You have two jugs. Capacity of one is exactly 5 litre of water and of the other 3 litre of water. You also have a tank full of *all the water* that you may need to fill or empty the jugs.

You may pour or fill any number of times but finally** you have to have exactly 4 litre of water in the 5 litre jug.** No more no less.

**Part I:** Can you do it?

**Part II:** If you can, how many ways can you do it without repeating any move?

**Total recommended time:** 15 minutes.

### Solution of two jug riddle: Stage 1: First level abstraction and specifying all possibilities of an outcome exhaustively

As you won't readily have two such jugs, you will,

*imagine in your mind the*as well as,**objects**of jugs- the
**actions**of filling and emptying water.

The process being simple, you won't have any difficulty in deciding the * outcome of an action* that you have taken—all in your mind. This is first level abstraction.

For example, just fill the 3 litre jug fully from the tank and empty it into the 5 litre jug. You would be able to visualize the OUTCOME of these two actions precisely as,

3 litre jug empty and 3 litre water in the 5 litre jug.

*Have we covered all aspects of the outcome?*

No.
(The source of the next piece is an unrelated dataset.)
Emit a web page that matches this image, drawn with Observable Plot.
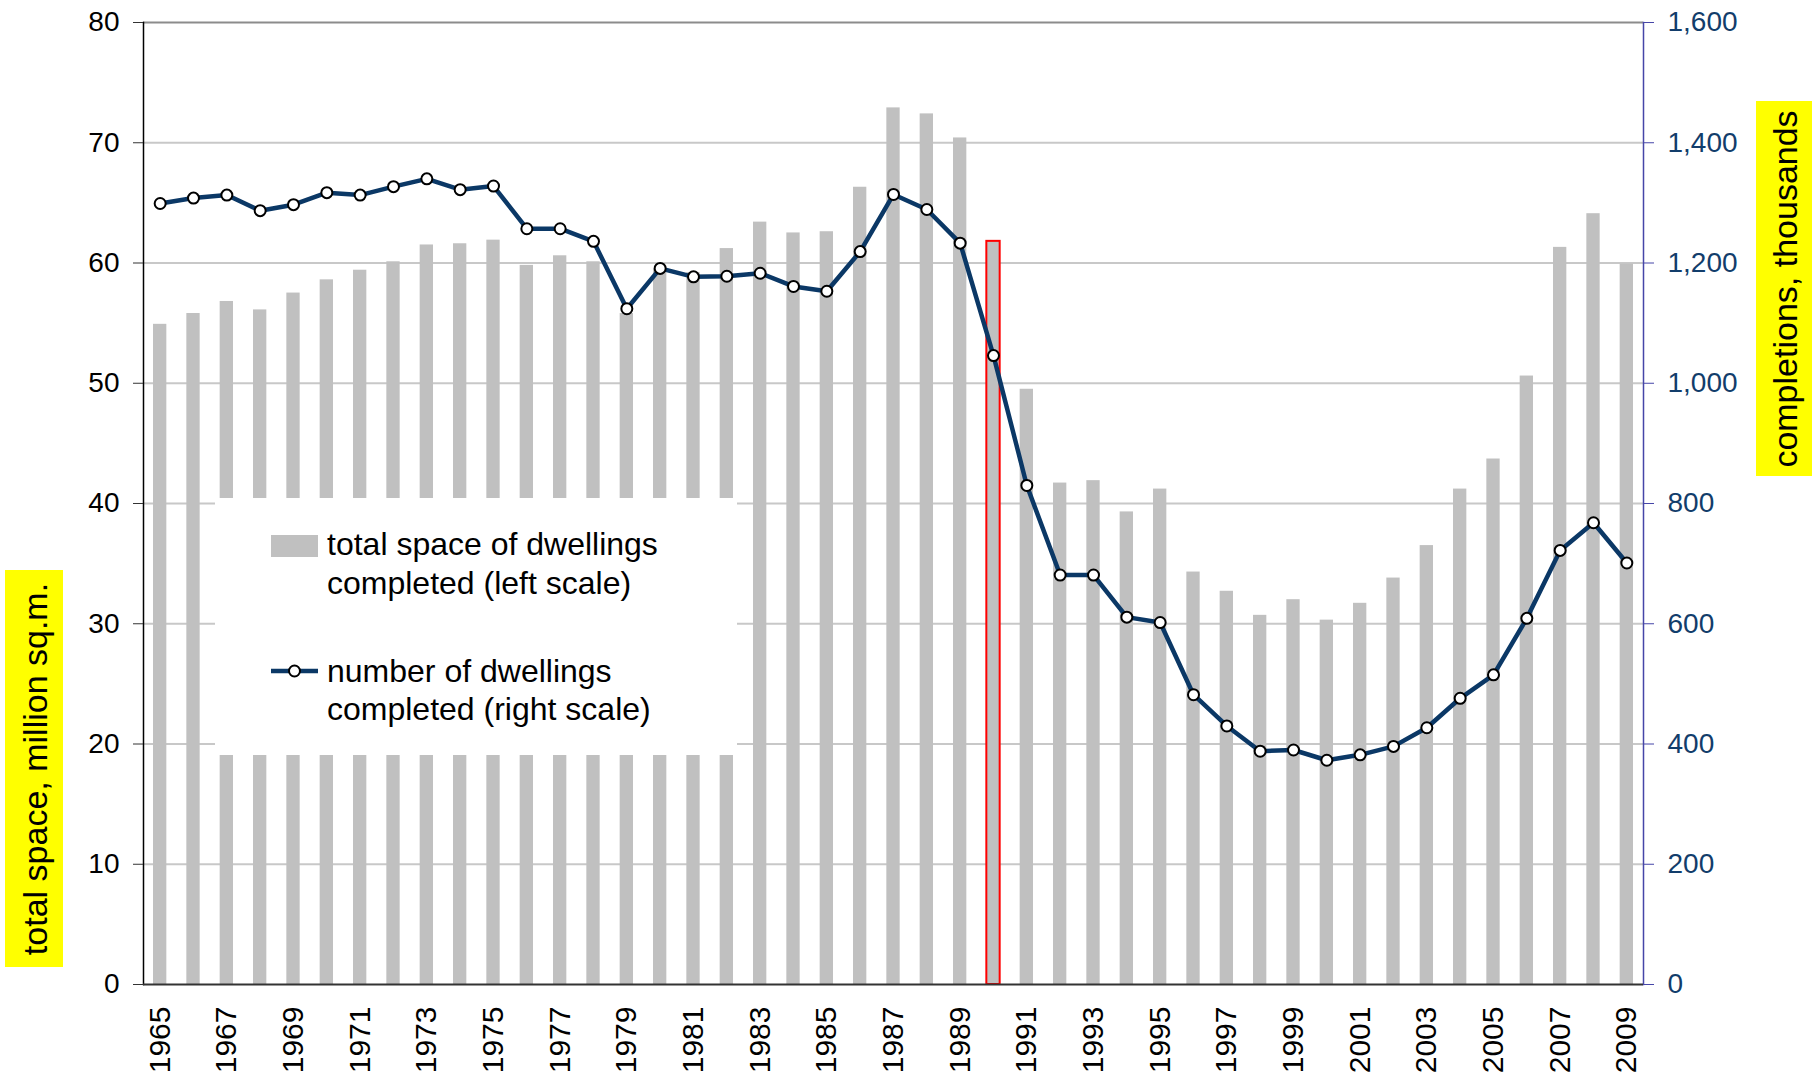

We have surely missed one important aspect.

#### Solution Stage 2: Precise and exhaustive specification of the outcome

We have *missed the 2 litre of empty volume in the 5 litre jug.* Add this to make the *specification of outcome precise and exhaustive,*

- 3 litre empty volume in the 3 litre jug,
- 3 litre of water in the 5 litre jug, and also,
- 2 litre of empty volume yet to be filled in the 5 litre jug.

You have now used *two techniques of systematic problem solving,*

- First level abstraction of the objects and the actions on the objects,
- Exhaustive listing out all the possible outcomes of specific actions.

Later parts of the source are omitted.